Built by the last king of Sri Lanka and Kandy, Wikrama Rajasinhe, in order to add beauty to the Temple of Tooth, Kandy lake is an artificial construction marking a remnant of the last ever Sri Lankan kingdom.
Originally called Kiri Muhuda or the Milky Ocean, the lake has an unfinished wall called the Valakulu Bamma or clouds wall. Its incompletion is due to the arrest and imprisonment of King Wikrama Rajasinhe in 1815 when the British invaded and took Kandy. At 2060 feet, the cloud wall remains standing today in its unfinished state; the triangular holes in it are used to light oil lamps.
The lake has an island at the centre which is also an artificial creation of the king. It was initially part of a dam, which King Ramasinghe had built across the lake, but it was soon destroyed from both ends, leaving just the island in the middle.

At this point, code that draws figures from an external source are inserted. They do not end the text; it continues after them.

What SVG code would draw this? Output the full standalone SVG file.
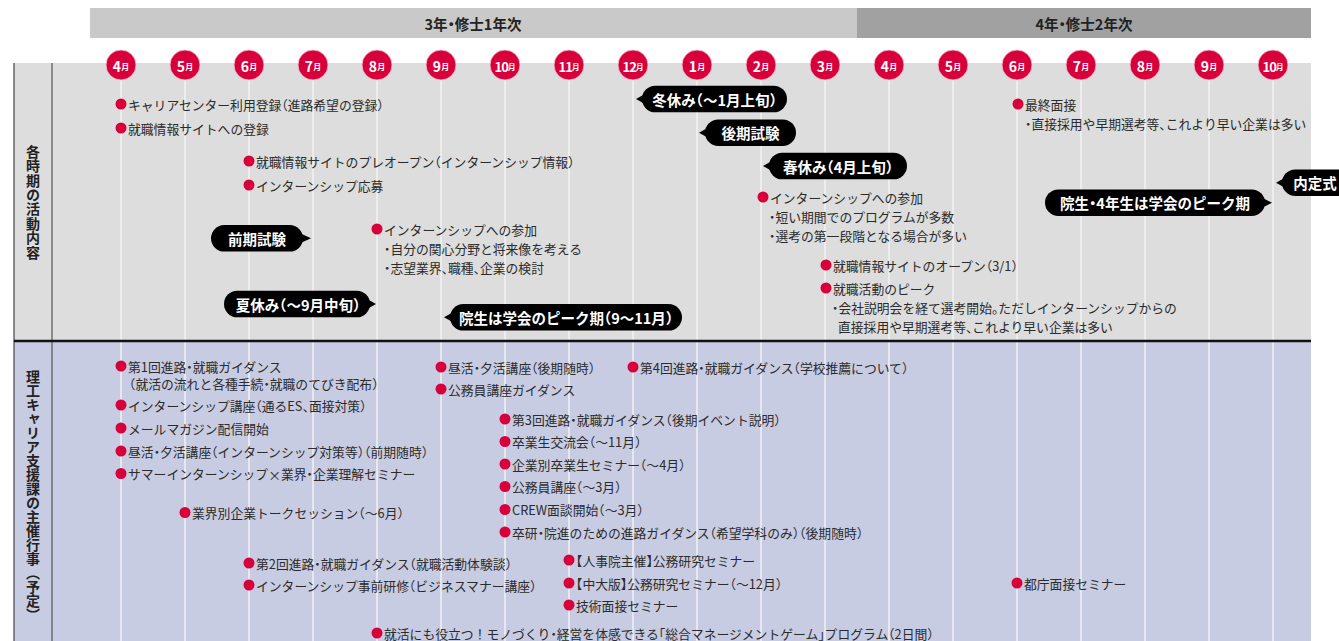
<svg xmlns="http://www.w3.org/2000/svg" width="1339" height="641" viewBox="0 0 1339 641">
<style>
text{font-family:'Noto Sans CJK JP','Noto Sans',sans-serif;}
.t{font-size:12.8px;fill:#2b2b2b;dominant-baseline:central;font-feature-settings:"halt";}
.fw{font-feature-settings:normal;}
.dot{fill:#d7003a;}
.pill{fill:#000;}
.pt{fill:#fff;font-weight:bold;font-size:14.5px;text-anchor:middle;dominant-baseline:central;font-feature-settings:"halt";}
.mc{fill:#d7003a;stroke:#f0c8d2;stroke-width:0.8;}
.mt{fill:#fff;font-weight:bold;text-anchor:middle;dominant-baseline:central;}
.grid{stroke:#f6f6f6;stroke-width:1.3;}
.hd{font-size:14.5px;font-weight:bold;fill:#222;text-anchor:middle;dominant-baseline:central;font-feature-settings:"halt";}
.vl{font-size:14px;font-weight:bold;fill:#222;writing-mode:vertical-rl;text-anchor:middle;}
</style>
<defs>
<circle id="d" r="5.5"/>
</defs>
<rect width="1339" height="641" fill="#fff"/>
<g id="backgrounds">
<rect x="14" y="63" width="1297" height="278" fill="#dcdddc"/>
<rect x="14" y="341" width="1297" height="300" fill="#c8cce2"/>
</g>
<g id="header">
<rect x="90" y="8" width="767" height="30" fill="#c8c9c8"/>
<rect x="857" y="8" width="454" height="30" fill="#a0a1a0"/>
<text class="hd" x="473" y="23">3年・修士1年次</text>
<text class="hd" x="1084" y="23">4年・修士2年次</text>
</g>
<g id="grid">
<line class="grid" x1="121" y1="65" x2="121" y2="641"/>
<line class="grid" x1="185" y1="65" x2="185" y2="641"/>
<line class="grid" x1="249" y1="65" x2="249" y2="641"/>
<line class="grid" x1="313" y1="65" x2="313" y2="641"/>
<line class="grid" x1="377" y1="65" x2="377" y2="641"/>
<line class="grid" x1="441" y1="65" x2="441" y2="641"/>
<line class="grid" x1="505" y1="65" x2="505" y2="641"/>
<line class="grid" x1="569" y1="65" x2="569" y2="641"/>
<line class="grid" x1="633" y1="65" x2="633" y2="641"/>
<line class="grid" x1="697" y1="65" x2="697" y2="641"/>
<line class="grid" x1="761" y1="65" x2="761" y2="641"/>
<line class="grid" x1="825" y1="65" x2="825" y2="641"/>
<line class="grid" x1="889" y1="65" x2="889" y2="641"/>
<line class="grid" x1="953" y1="65" x2="953" y2="641"/>
<line class="grid" x1="1017" y1="65" x2="1017" y2="641"/>
<line class="grid" x1="1081" y1="65" x2="1081" y2="641"/>
<line class="grid" x1="1145" y1="65" x2="1145" y2="641"/>
<line class="grid" x1="1209" y1="65" x2="1209" y2="641"/>
<line class="grid" x1="1273" y1="65" x2="1273" y2="641"/>
</g>
<g id="frame">
<line x1="14" y1="63" x2="14" y2="641" stroke="#444" stroke-width="1.2"/>
<line x1="52" y1="63" x2="52" y2="641" stroke="#555" stroke-width="1.2"/>
<line x1="14" y1="341" x2="1311" y2="341" stroke="#111" stroke-width="2.4"/>
<text class="vl" x="33" y="202" letter-spacing="0.4">各時期の活動内容</text>
<text class="vl" x="33" y="496" font-size="13.8">理工キャリア支援課の主催行事（予定）</text>
</g>
<g id="months">
<g><circle class="mc" cx="121" cy="65" r="15"/><text class="mt" x="121" y="65.5"><tspan font-size="14">4</tspan><tspan font-size="8">月</tspan></text></g>
<g><circle class="mc" cx="185" cy="65" r="15"/><text class="mt" x="185" y="65.5"><tspan font-size="14">5</tspan><tspan font-size="8">月</tspan></text></g>
<g><circle class="mc" cx="249" cy="65" r="15"/><text class="mt" x="249" y="65.5"><tspan font-size="14">6</tspan><tspan font-size="8">月</tspan></text></g>
<g><circle class="mc" cx="313" cy="65" r="15"/><text class="mt" x="313" y="65.5"><tspan font-size="14">7</tspan><tspan font-size="8">月</tspan></text></g>
<g><circle class="mc" cx="377" cy="65" r="15"/><text class="mt" x="377" y="65.5"><tspan font-size="14">8</tspan><tspan font-size="8">月</tspan></text></g>
<g><circle class="mc" cx="441" cy="65" r="15"/><text class="mt" x="441" y="65.5"><tspan font-size="14">9</tspan><tspan font-size="8">月</tspan></text></g>
<g><circle class="mc" cx="505" cy="65" r="15"/><text class="mt" x="505" y="65.5"><tspan font-size="13" letter-spacing="-1">10</tspan><tspan font-size="7.5">月</tspan></text></g>
<g><circle class="mc" cx="569" cy="65" r="15"/><text class="mt" x="569" y="65.5"><tspan font-size="13" letter-spacing="-1">11</tspan><tspan font-size="7.5">月</tspan></text></g>
<g><circle class="mc" cx="633" cy="65" r="15"/><text class="mt" x="633" y="65.5"><tspan font-size="13" letter-spacing="-1">12</tspan><tspan font-size="7.5">月</tspan></text></g>
<g><circle class="mc" cx="697" cy="65" r="15"/><text class="mt" x="697" y="65.5"><tspan font-size="14">1</tspan><tspan font-size="8">月</tspan></text></g>
<g><circle class="mc" cx="761" cy="65" r="15"/><text class="mt" x="761" y="65.5"><tspan font-size="14">2</tspan><tspan font-size="8">月</tspan></text></g>
<g><circle class="mc" cx="825" cy="65" r="15"/><text class="mt" x="825" y="65.5"><tspan font-size="14">3</tspan><tspan font-size="8">月</tspan></text></g>
<g><circle class="mc" cx="889" cy="65" r="15"/><text class="mt" x="889" y="65.5"><tspan font-size="14">4</tspan><tspan font-size="8">月</tspan></text></g>
<g><circle class="mc" cx="953" cy="65" r="15"/><text class="mt" x="953" y="65.5"><tspan font-size="14">5</tspan><tspan font-size="8">月</tspan></text></g>
<g><circle class="mc" cx="1017" cy="65" r="15"/><text class="mt" x="1017" y="65.5"><tspan font-size="14">6</tspan><tspan font-size="8">月</tspan></text></g>
<g><circle class="mc" cx="1081" cy="65" r="15"/><text class="mt" x="1081" y="65.5"><tspan font-size="14">7</tspan><tspan font-size="8">月</tspan></text></g>
<g><circle class="mc" cx="1145" cy="65" r="15"/><text class="mt" x="1145" y="65.5"><tspan font-size="14">8</tspan><tspan font-size="8">月</tspan></text></g>
<g><circle class="mc" cx="1209" cy="65" r="15"/><text class="mt" x="1209" y="65.5"><tspan font-size="14">9</tspan><tspan font-size="8">月</tspan></text></g>
<g><circle class="mc" cx="1273" cy="65" r="15"/><text class="mt" x="1273" y="65.5"><tspan font-size="13" letter-spacing="-1">10</tspan><tspan font-size="7.5">月</tspan></text></g>
</g>
<g id="pills">
<g id="p-winter"><rect class="pill" x="642" y="85.7" width="145" height="26.6" rx="13.3"/><polygon class="pill" points="645,94 636,99 645,104"/><text class="pt" x="714.5" y="99">冬休み（〜1月上旬）</text></g>
<g id="p-late-exam"><rect class="pill" x="705" y="119.4" width="91" height="26.6" rx="13.3"/><polygon class="pill" points="708,127.7 699,132.7 708,137.7"/><text class="pt" x="750.5" y="132.7">後期試験</text></g>
<g id="p-spring"><rect class="pill" x="769" y="152.7" width="138" height="26.6" rx="13.3"/><polygon class="pill" points="772,161 763,166 772,171"/><text class="pt" x="838" y="166">春休み（4月上旬）</text></g>
<g id="p-early-exam"><rect class="pill" x="211" y="225" width="92" height="26.6" rx="13.3"/><polygon class="pill" points="300,233.3 311,238.3 300,243.3"/><text class="pt" x="257" y="238.3">前期試験</text></g>
<g id="p-summer"><rect class="pill" x="224" y="290.7" width="146" height="26.6" rx="13.3"/><polygon class="pill" points="367,299 376,304 367,309"/><text class="pt" x="298" y="304">夏休み（〜9月中旬）</text></g>
<g id="p-conf1"><rect class="pill" x="450" y="304" width="232" height="26.6" rx="13.3"/><polygon class="pill" points="453,312.3 444,317.3 453,322.3"/><text class="pt" x="566" y="317.3">院生は学会のピーク期（9〜11月）</text></g>
<g id="p-conf2"><rect class="pill" x="1045" y="189.4" width="220" height="26.6" rx="13.3"/><polygon class="pill" points="1262,197.7 1272,202.7 1262,207.7"/><text class="pt" x="1155" y="202.7">院生・4年生は学会のピーク期</text></g>
<g id="p-naitei"><rect class="pill" x="1282" y="169.4" width="80" height="26.6" rx="13.3"/><polygon class="pill" points="1285,177.7 1276,182.7 1285,187.7"/><text class="pt" x="1315" y="182.7">内定式</text></g>
</g>
<g id="activities">
<g id="a1"><use href="#d" class="dot" x="121" y="104"/><text class="t" x="128" y="104">キャリアセンター利用登録（進路希望の登録）</text></g>
<g id="a2"><use href="#d" class="dot" x="121" y="128"/><text class="t" x="128" y="128">就職情報サイトへの登録</text></g>
<g id="a3"><use href="#d" class="dot" x="249" y="161"/><text class="t" x="256" y="161">就職情報サイトのプレオープン（インターンシップ情報）</text></g>
<g id="a4"><use href="#d" class="dot" x="249" y="185"/><text class="t" x="256" y="185">インターンシップ応募</text></g>
<g id="a5"><use href="#d" class="dot" x="377" y="229"/><text class="t" x="384" y="229">インターンシップへの参加</text><text class="t" x="384" y="248">・自分の関心分野と将来像を考える</text><text class="t" x="384" y="267">・志望業界、職種、企業の検討</text></g>
<g id="a6"><use href="#d" class="dot" x="763" y="197"/><text class="t" x="770" y="197">インターンシップへの参加</text><text class="t" x="769" y="216.5">・短い期間でのプログラムが多数</text><text class="t" x="769" y="235.5">・選考の第一段階となる場合が多い</text></g>
<g id="a7"><use href="#d" class="dot" x="826" y="265"/><text class="t" x="833" y="265">就職情報サイトのオープン（3/1）</text></g>
<g id="a8"><use href="#d" class="dot" x="826" y="288"/><text class="t" x="833" y="288">就職活動のピーク</text><text class="t" x="832" y="307">・会社説明会を経て選考開始。ただしインターンシップからの</text><text class="t" x="838" y="326">直接採用や早期選考等、これより早い企業は多い</text></g>
<g id="a9"><use href="#d" class="dot" x="1018" y="104"/><text class="t" x="1025" y="104">最終面接</text><text class="t" x="1025" y="123">・直接採用や早期選考等、これより早い企業は多い</text></g>
</g>
<g id="events">
<g id="e1"><use href="#d" class="dot" x="121" y="366"/><text class="t" x="128" y="366">第1回進路・就職ガイダンス</text><text class="t" x="129" y="383.5">（就活の流れと各種手続・就職のてびき配布）</text></g>
<g id="e2"><use href="#d" class="dot" x="121" y="405"/><text class="t" x="128" y="405">インターンシップ講座（通るES、面接対策）</text></g>
<g id="e3"><use href="#d" class="dot" x="121" y="428"/><text class="t" x="128" y="428">メールマガジン配信開始</text></g>
<g id="e4"><use href="#d" class="dot" x="121" y="451"/><text class="t" x="128" y="451">昼活・夕活講座（インターンシップ対策等）（前期随時）</text></g>
<g id="e5"><use href="#d" class="dot" x="121" y="473.5"/><text class="t" x="128" y="473.5">サマーインターンシップ<tspan class="fw">×</tspan>業界・企業理解セミナー</text></g>
<g id="e6"><use href="#d" class="dot" x="185" y="512.5"/><text class="t" x="192" y="512.5">業界別企業トークセッション（〜6月）</text></g>
<g id="e7"><use href="#d" class="dot" x="249" y="563"/><text class="t" x="256" y="563">第2回進路・就職ガイダンス（就職活動体験談）</text></g>
<g id="e8"><use href="#d" class="dot" x="249" y="585"/><text class="t" x="256" y="585">インターンシップ事前研修（ビジネスマナー講座）</text></g>
<g id="e9"><use href="#d" class="dot" x="377" y="633"/><text class="t" x="384" y="633">就活にも役立つ<tspan class="fw">！</tspan>モノづくり・経営を体感できる「総合マネージメントゲーム」プログラム（2日間）</text></g>
<g id="e10"><use href="#d" class="dot" x="441" y="367"/><text class="t" x="448" y="367">昼活・夕活講座（後期随時）</text></g>
<g id="e11"><use href="#d" class="dot" x="441" y="389"/><text class="t" x="448" y="389">公務員講座ガイダンス</text></g>
<g id="e12"><use href="#d" class="dot" x="633" y="367"/><text class="t" x="640" y="367">第4回進路・就職ガイダンス（学校推薦について）</text></g>
<g id="e13"><use href="#d" class="dot" x="505" y="419"/><text class="t" x="512" y="419">第3回進路・就職ガイダンス（後期イベント説明）</text></g>
<g id="e14"><use href="#d" class="dot" x="505" y="441.5"/><text class="t" x="512" y="441.5">卒業生交流会（〜11月）</text></g>
<g id="e15"><use href="#d" class="dot" x="505" y="464"/><text class="t" x="512" y="464">企業別卒業生セミナー（〜4月）</text></g>
<g id="e16"><use href="#d" class="dot" x="505" y="486.5"/><text class="t" x="512" y="486.5">公務員講座（〜3月）</text></g>
<g id="e17"><use href="#d" class="dot" x="505" y="509.5"/><text class="t" x="512" y="509.5">CREW面談開始（〜3月）</text></g>
<g id="e18"><use href="#d" class="dot" x="505" y="532"/><text class="t" x="512" y="532">卒研・院進のための進路ガイダンス（希望学科のみ）（後期随時）</text></g>
<g id="e19"><use href="#d" class="dot" x="569" y="560"/><text class="t" x="576" y="560">【人事院主催】公務研究セミナー</text></g>
<g id="e20"><use href="#d" class="dot" x="569" y="583"/><text class="t" x="576" y="583">【中大版】公務研究セミナー（〜12月）</text></g>
<g id="e21"><use href="#d" class="dot" x="569" y="605"/><text class="t" x="576" y="605">技術面接セミナー</text></g>
<g id="e22"><use href="#d" class="dot" x="1017" y="583"/><text class="t" x="1024" y="583">都庁面接セミナー</text></g>
</g>
</svg>
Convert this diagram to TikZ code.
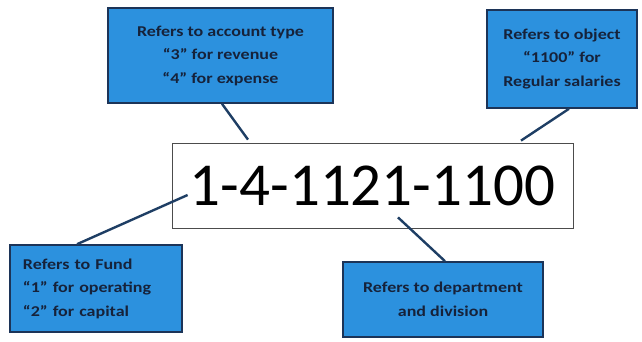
\documentclass[tikz,border=0pt]{standalone}
\usepackage{fontspec}
\setmainfont{Carlito}
\newfontfamily\wideface[Ligatures=TeX,FakeStretch=1.2]{Carlito}
\usepackage{tikz}
\usepackage{xcolor}
\definecolor{boxblue}{RGB}{44,145,222}
\definecolor{boxedge}{RGB}{28,52,88}
\definecolor{linkblue}{RGB}{30,62,100}
\definecolor{inkblue}{RGB}{22,34,58}

\begin{document}
\begin{tikzpicture}[x=1pt,y=-1pt,
  note/.style={draw=boxedge,line width=1.6pt,fill=boxblue,text=inkblue,
    font=\wideface\fontsize{15}{23.5}\selectfont\bfseries,inner sep=0pt},
  link/.style={draw=linkblue,line width=2.4pt}]
\useasboundingbox (0,0) rectangle (642,341);
\node[draw=black!70,line width=0.8pt,fill=white,minimum width=401pt,minimum height=85pt,
  font=\fontsize{61}{61}\selectfont] (code) at (372.5,185.5) {1-4-1121-1100};
\node[note,minimum width=225pt,minimum height=95pt,align=center] (acct) at (220.5,55.5)
  {Refers to account type\\``3'' for revenue\\``4'' for expense};
\node[note,minimum width=150pt,minimum height=98pt,align=center] (obj) at (562,59)
  {Refers to object\\``1100'' for\\Regular salaries};
\node[note,minimum width=172pt,minimum height=87pt,align=left,text width=146pt] (fund) at (96,288.5)
  {Refers to Fund\\``1'' for operating\\``2'' for capital};
\node[note,minimum width=200pt,minimum height=75pt,align=center] (dept) at (443,299.5)
  {Refers to department\\and division};
\draw[link] ([xshift=1.5pt]acct.south) -- ([xshift=-124.5pt,yshift=3pt]code.north);
\draw[link] ([xshift=7pt]obj.south) -- ([xshift=148.5pt,yshift=2pt]code.north);
\draw[link] ([xshift=-19pt]fund.north) -- ([xshift=16pt,yshift=-9.5pt]code.west);
\draw[link] ([xshift=25.5pt,yshift=11pt]code.south) -- ([xshift=2pt]dept.north);
\end{tikzpicture}
\end{document}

Legend has it that this island was actually used by the King’s helm for bathing, and was connected to the palace through a secret tunnel. On one side of the lake, there is also the bathing house for the queen, called the Dalada Maligawa.
There are also many protections put in place for Kandy Lake, one of them being the prohibition of fishing. The lake has reduced considerably over the years, to having a perimeter of just less than 3.5 kilometres, although when initially built, it was much bigger than that.
Having been built on excavated paddy fields, this lake is highly protected as it’s considered extremely important in maintaining the decor of Kandy along with many auspicious stories related to it.
It has now become one of the most revered sights in Sri Lanka, especially due to the legendary stories about it and its man-made characteristics which make it a sight of wonder.